How big would NMT become? Magnusson presented a forecast to Televerket’s management in 1981: based on a market survey from Norway and his own analyses, he and his staff ended up with half a million subscribers in the Nordic countries in ten years.
“They all shook their heads. We were told to come back, not with wishful thinking but with realistic figures. So we decided to count backwards over a ten-year period. How many subscribers did we need to deliver an acceptable yield to fund the investments required to expand the network with the appropriate number of exchanges? We arrived at 45,000 and submitted that. And that was the number that was then presented as Televerket’s official forecast,” Magnusson says.
The success of the system was not immediately obvious. The technology worked as it was meant to when NMT was launched, but the phones were in short supply – standard approval procedures took time and therefore retailers in Sweden had only a limited range available. Things looked brighter after a year: by 1982 the total number of Nordic subscribers was 35,000 and traffic was growing more quickly than forecast.
Subscribers in the old MTB and MTD networks were wooed over to NMT with lower call tariffs: the two earlier systems were phased out completely in 1983 and 1987.
NMT came into operation in the Oslo region on November 10, 1981. In connection with this launch, the Norwegian company Simonsen offered a totally Norwegian-made mobile phone that was portable, waterproof and had a sensationally low weight, a mere seven kilograms.
The Danish NMT premiere came in January 1982, Finland’s in March. In Denmark, Storno launched a mobile phone, and in Finland Mobira did the same: each weighed about ten kilograms.
Cross-border roaming was introduced in September 1982. Because the countries had different number systems and differing international dialing codes, subscribers initially had to use a switch on their phones to indicate which country they were in.
WAITING LISTS
During 1983, the number of subscribers in Sweden rose to 45,000, the figure previously forecast for 1990. That forecast was adjusted upwards to 100,000.

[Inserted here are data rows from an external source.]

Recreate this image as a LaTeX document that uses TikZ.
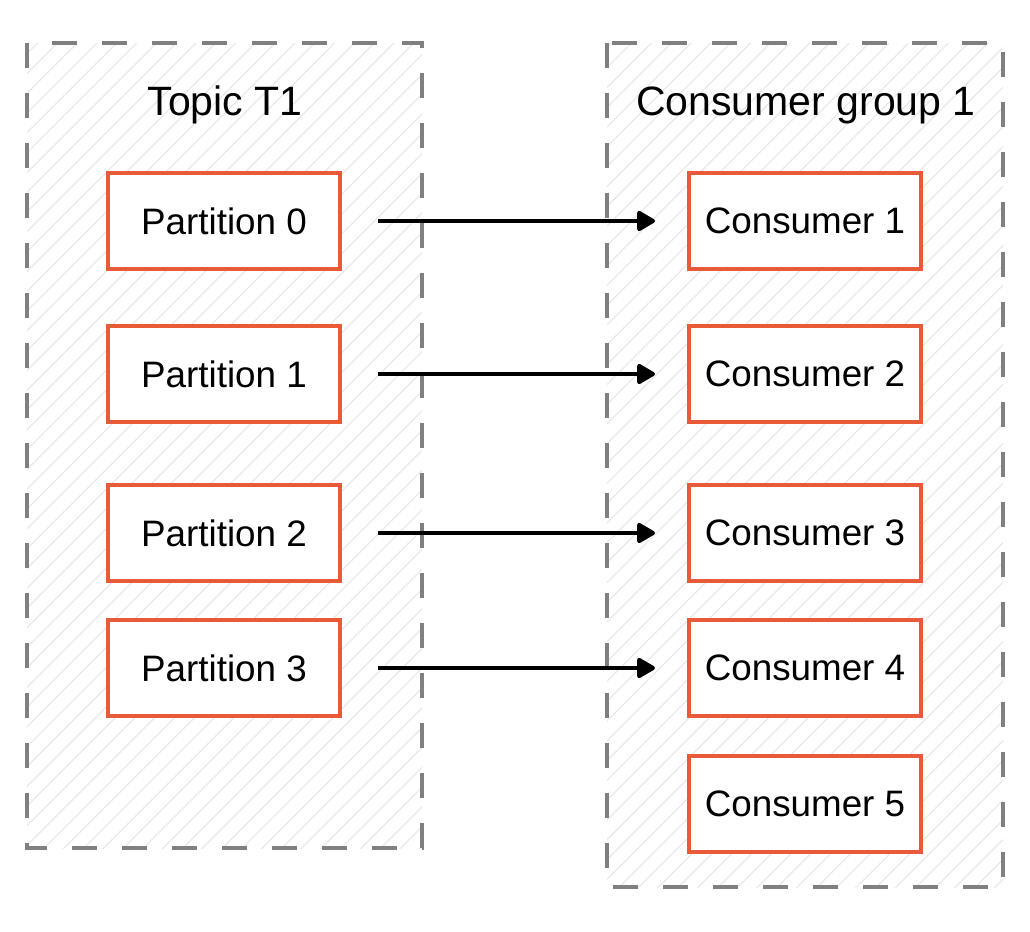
\documentclass[tikz,border=0pt]{standalone}
\usepackage{fontspec}
\setmainfont{Liberation Sans}
\usetikzlibrary{arrows.meta,patterns.meta}
\definecolor{boxred}{HTML}{E85A38}
\definecolor{grouplines}{HTML}{808080}
\begin{document}
\begin{tikzpicture}
  [x=0.5pt,y=-0.5pt,
   group/.style={draw=grouplines,line width=2pt,dash pattern=on 12.5pt off 12.5pt,
     pattern={Lines[angle=45,distance=7pt,line width=0.6pt]},pattern color=black!9},
   title/.style={font=\fontsize{20.5}{24}\selectfont},
   part/.style={draw=boxred,fill=white,line width=2pt,minimum width=116pt,minimum height=48pt,
     inner sep=0pt,font=\fontsize{18.4}{22}\selectfont},
   flow/.style={line width=2pt,-{Triangle[round,length=10pt,width=11pt]},shorten <=18pt,shorten >=16pt}]
  \useasboundingbox (0,0) rectangle (1030,932);

  % dashed groups
  \draw[group] (27,43) rectangle (422,848);
  \draw[group] (607,43) rectangle (1003,887);
  \node[title] (topic) at (225,105) {Topic T1};
  \node[title] (group) at (806,105) {Consumer group 1};

  \foreach \i/\y in {0/221,1/374,2/533,3/668}
    \node[part] (p\i) at (224,\y) {Partition \i};
  \foreach \i/\y in {1/221,2/374,3/533,4/668,5/804}
    \node[part] (c\i) at (805,\y) {Consumer \i};

  \foreach \from/\to in {p0/c1,p1/c2,p2/c3,p3/c4}
    \draw[flow] (\from) -- (\to);

\end{tikzpicture}
\end{document}
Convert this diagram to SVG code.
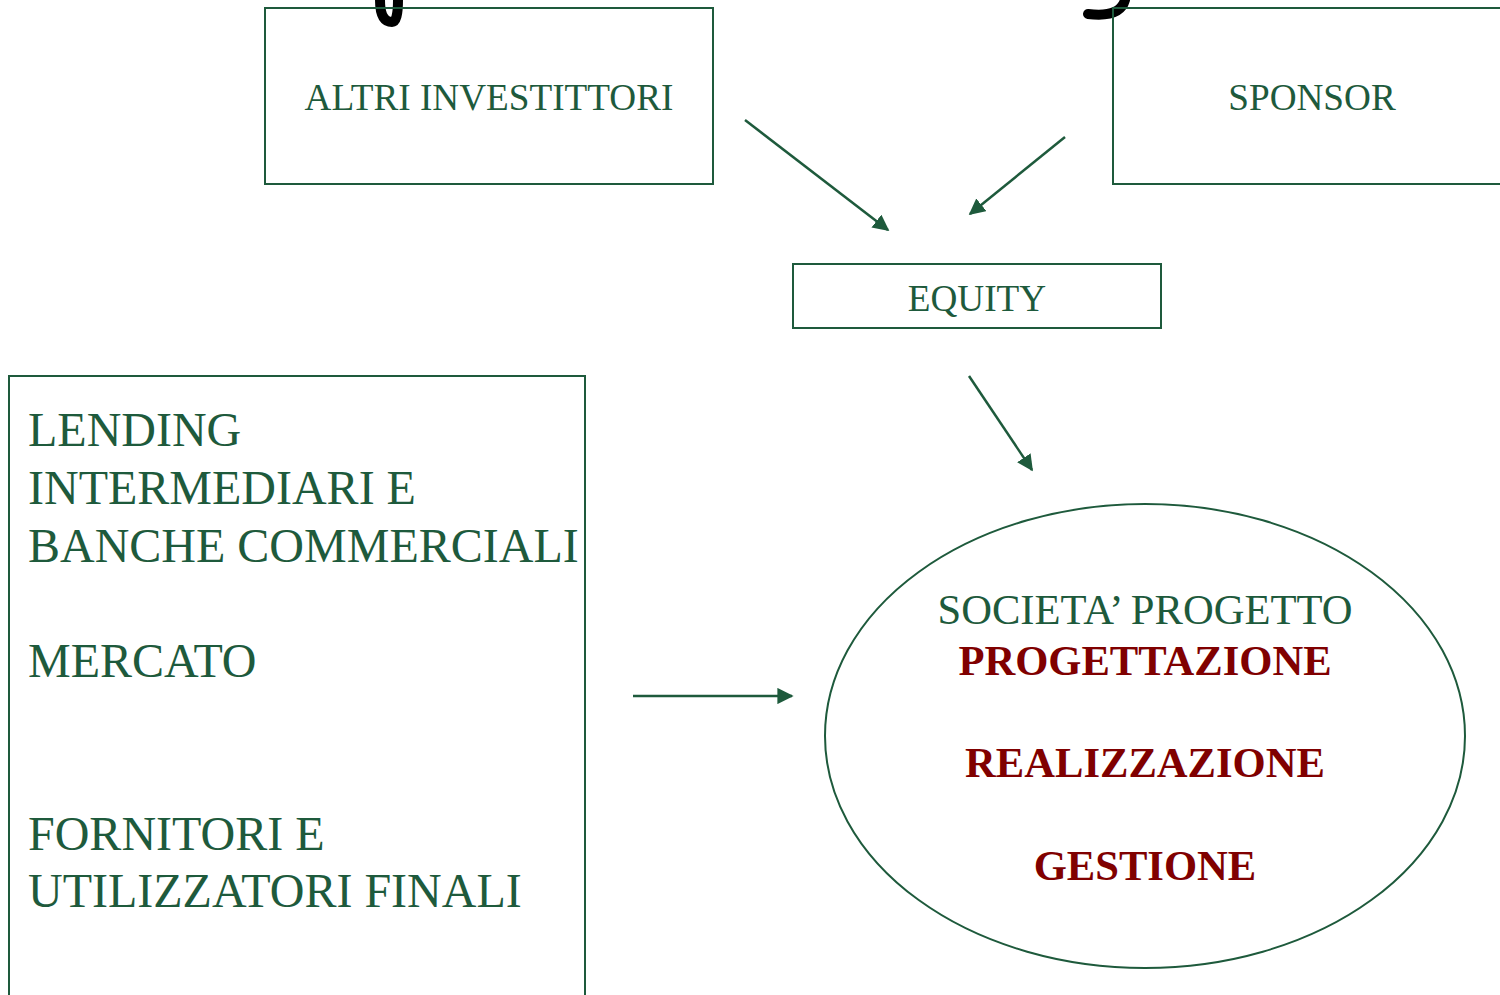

In both Stockholm and Copenhagen in 1984, potential subscribers had to be placed in waiting lists; Oslo even had to stop accepting new subscriptions.
To deal with the overload, Televerket reconfigured its network to a small-cell system that it called the Stockholm model. One intensive weekend in the winter of 1984 was devoted to positioning base stations in several well-known high-rise buildings in and around the center of Stockholm. “This change was irreversible but the system had to go on working after the upgrade, which it did,” says Mäkitalo. He later described in the magazine Tele how it had been possible to raise the capacity of the Swedish NMT 450 system several times over.
In spite of this, demand soon caught up. By the end of the 1980s, Sweden already had 250,000 NMT subscribers and the other Nordic countries just as many. Magnusson’s revised forecast had been way under.